Required task:
Check every line of the material below for the string "this", and return the ones that have it.

Rows:
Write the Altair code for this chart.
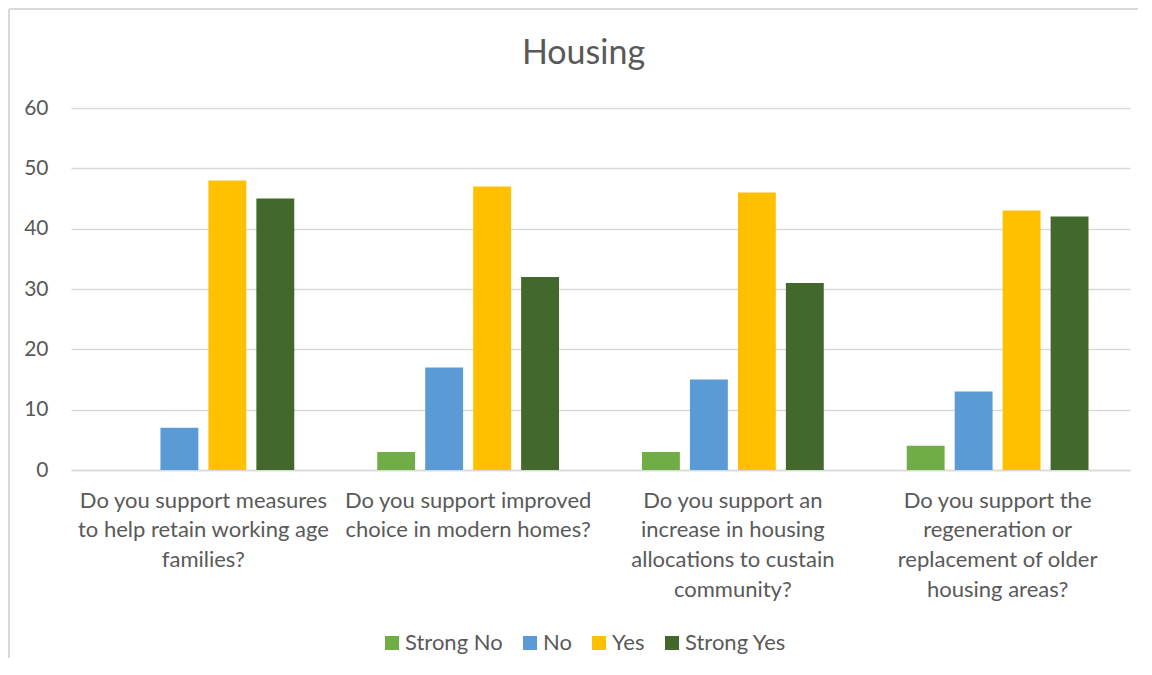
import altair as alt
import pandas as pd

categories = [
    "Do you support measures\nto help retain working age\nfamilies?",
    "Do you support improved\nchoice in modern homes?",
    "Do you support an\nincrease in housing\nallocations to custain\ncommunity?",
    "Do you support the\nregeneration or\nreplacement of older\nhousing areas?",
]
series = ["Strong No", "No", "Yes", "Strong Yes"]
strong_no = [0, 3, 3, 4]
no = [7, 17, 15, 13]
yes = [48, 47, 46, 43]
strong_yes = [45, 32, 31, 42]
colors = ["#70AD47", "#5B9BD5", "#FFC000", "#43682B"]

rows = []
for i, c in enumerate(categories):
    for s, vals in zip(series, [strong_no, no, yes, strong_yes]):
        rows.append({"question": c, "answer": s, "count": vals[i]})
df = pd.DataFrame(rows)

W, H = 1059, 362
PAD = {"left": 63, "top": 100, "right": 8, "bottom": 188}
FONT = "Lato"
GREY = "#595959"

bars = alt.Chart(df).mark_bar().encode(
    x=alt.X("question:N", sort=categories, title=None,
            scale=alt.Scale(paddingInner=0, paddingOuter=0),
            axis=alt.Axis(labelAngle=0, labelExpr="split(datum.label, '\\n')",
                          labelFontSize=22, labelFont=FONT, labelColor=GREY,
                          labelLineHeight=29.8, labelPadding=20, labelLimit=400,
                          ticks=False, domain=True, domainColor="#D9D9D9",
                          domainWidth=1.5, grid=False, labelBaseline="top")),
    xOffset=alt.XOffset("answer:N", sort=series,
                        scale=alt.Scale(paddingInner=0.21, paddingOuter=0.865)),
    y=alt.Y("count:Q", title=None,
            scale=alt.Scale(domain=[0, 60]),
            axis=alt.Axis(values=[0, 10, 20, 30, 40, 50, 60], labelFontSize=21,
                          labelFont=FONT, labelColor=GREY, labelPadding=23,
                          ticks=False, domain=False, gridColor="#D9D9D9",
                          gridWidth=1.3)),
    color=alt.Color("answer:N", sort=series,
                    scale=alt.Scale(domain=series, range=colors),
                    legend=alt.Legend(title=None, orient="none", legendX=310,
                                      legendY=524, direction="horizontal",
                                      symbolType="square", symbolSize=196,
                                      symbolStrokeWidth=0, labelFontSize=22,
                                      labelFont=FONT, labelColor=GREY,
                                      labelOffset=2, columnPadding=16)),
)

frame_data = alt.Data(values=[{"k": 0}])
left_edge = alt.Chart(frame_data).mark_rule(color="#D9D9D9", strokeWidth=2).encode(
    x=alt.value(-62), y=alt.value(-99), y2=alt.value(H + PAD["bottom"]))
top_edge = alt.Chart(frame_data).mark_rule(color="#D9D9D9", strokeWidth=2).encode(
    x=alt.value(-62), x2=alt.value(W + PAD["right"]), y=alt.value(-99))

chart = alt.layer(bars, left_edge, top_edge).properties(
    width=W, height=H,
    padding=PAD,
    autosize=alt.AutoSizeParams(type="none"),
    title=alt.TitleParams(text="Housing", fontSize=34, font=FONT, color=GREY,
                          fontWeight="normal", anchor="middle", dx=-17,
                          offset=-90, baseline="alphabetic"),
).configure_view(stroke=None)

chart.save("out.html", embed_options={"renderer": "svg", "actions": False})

---

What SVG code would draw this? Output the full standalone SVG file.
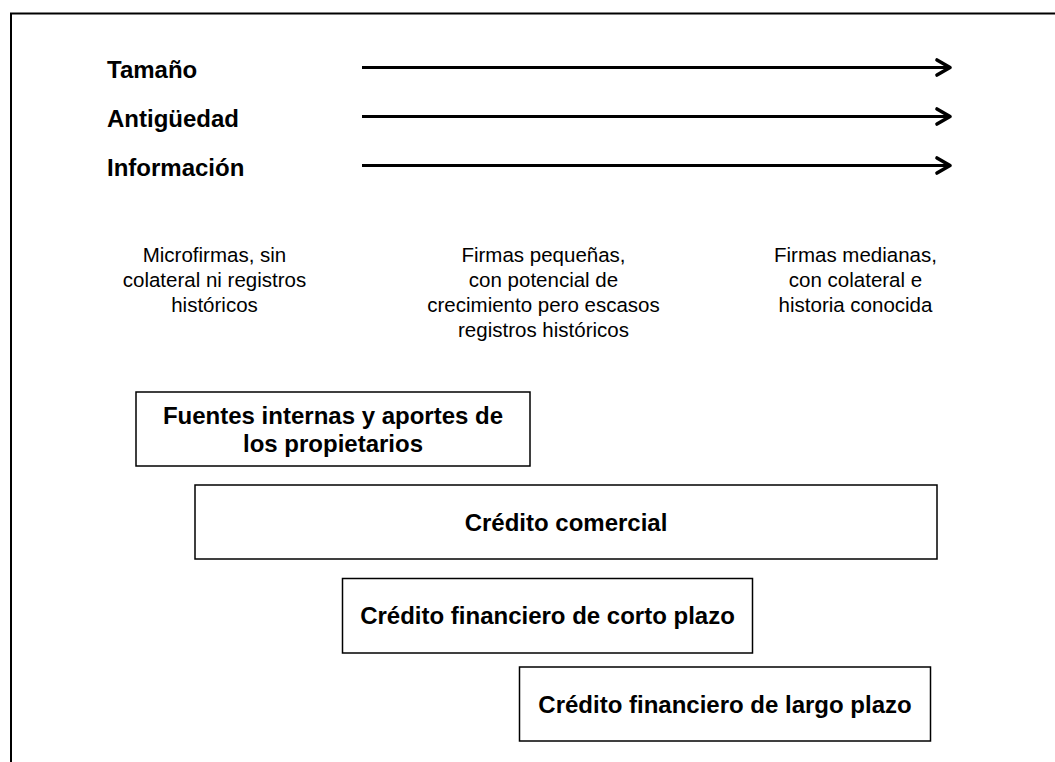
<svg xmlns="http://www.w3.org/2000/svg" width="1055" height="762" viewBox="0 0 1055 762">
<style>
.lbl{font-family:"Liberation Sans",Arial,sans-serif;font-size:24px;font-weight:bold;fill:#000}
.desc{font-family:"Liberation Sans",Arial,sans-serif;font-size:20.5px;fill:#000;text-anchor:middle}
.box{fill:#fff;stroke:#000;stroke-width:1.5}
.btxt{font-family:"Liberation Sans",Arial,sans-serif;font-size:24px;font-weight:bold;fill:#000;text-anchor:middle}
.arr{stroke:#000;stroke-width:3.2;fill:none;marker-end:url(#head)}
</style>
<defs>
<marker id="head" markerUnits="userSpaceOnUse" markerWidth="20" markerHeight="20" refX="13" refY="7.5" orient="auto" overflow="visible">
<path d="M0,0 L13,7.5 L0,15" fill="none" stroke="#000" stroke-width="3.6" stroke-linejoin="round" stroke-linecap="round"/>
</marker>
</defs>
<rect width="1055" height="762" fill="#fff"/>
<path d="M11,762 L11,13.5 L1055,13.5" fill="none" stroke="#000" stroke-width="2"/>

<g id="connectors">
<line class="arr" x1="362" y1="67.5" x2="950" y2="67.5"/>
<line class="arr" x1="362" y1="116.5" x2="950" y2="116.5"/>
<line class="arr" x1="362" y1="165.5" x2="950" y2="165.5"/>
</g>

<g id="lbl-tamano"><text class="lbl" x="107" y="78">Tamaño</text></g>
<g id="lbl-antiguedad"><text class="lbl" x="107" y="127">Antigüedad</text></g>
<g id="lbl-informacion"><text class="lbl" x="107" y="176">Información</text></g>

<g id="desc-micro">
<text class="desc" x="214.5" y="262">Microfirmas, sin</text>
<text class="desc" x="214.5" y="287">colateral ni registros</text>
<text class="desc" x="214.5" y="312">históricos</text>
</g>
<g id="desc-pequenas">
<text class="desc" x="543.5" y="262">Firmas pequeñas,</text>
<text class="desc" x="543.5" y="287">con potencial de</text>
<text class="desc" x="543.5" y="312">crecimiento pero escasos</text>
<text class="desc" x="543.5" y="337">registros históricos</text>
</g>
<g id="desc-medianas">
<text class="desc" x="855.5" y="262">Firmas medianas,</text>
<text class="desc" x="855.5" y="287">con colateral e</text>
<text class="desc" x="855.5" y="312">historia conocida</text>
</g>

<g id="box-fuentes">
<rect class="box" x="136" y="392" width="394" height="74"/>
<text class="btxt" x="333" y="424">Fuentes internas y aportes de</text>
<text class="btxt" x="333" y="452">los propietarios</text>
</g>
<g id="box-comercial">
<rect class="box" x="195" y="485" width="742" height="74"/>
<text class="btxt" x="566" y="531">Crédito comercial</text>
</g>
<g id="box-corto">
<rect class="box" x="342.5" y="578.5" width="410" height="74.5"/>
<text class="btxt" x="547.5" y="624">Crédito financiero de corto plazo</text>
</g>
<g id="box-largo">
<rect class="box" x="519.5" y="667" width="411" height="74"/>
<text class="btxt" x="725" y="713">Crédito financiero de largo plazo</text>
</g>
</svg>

Solution to the problem:
Write the Altair code for this chart.
What SVG code would draw this? Output the full standalone SVG file.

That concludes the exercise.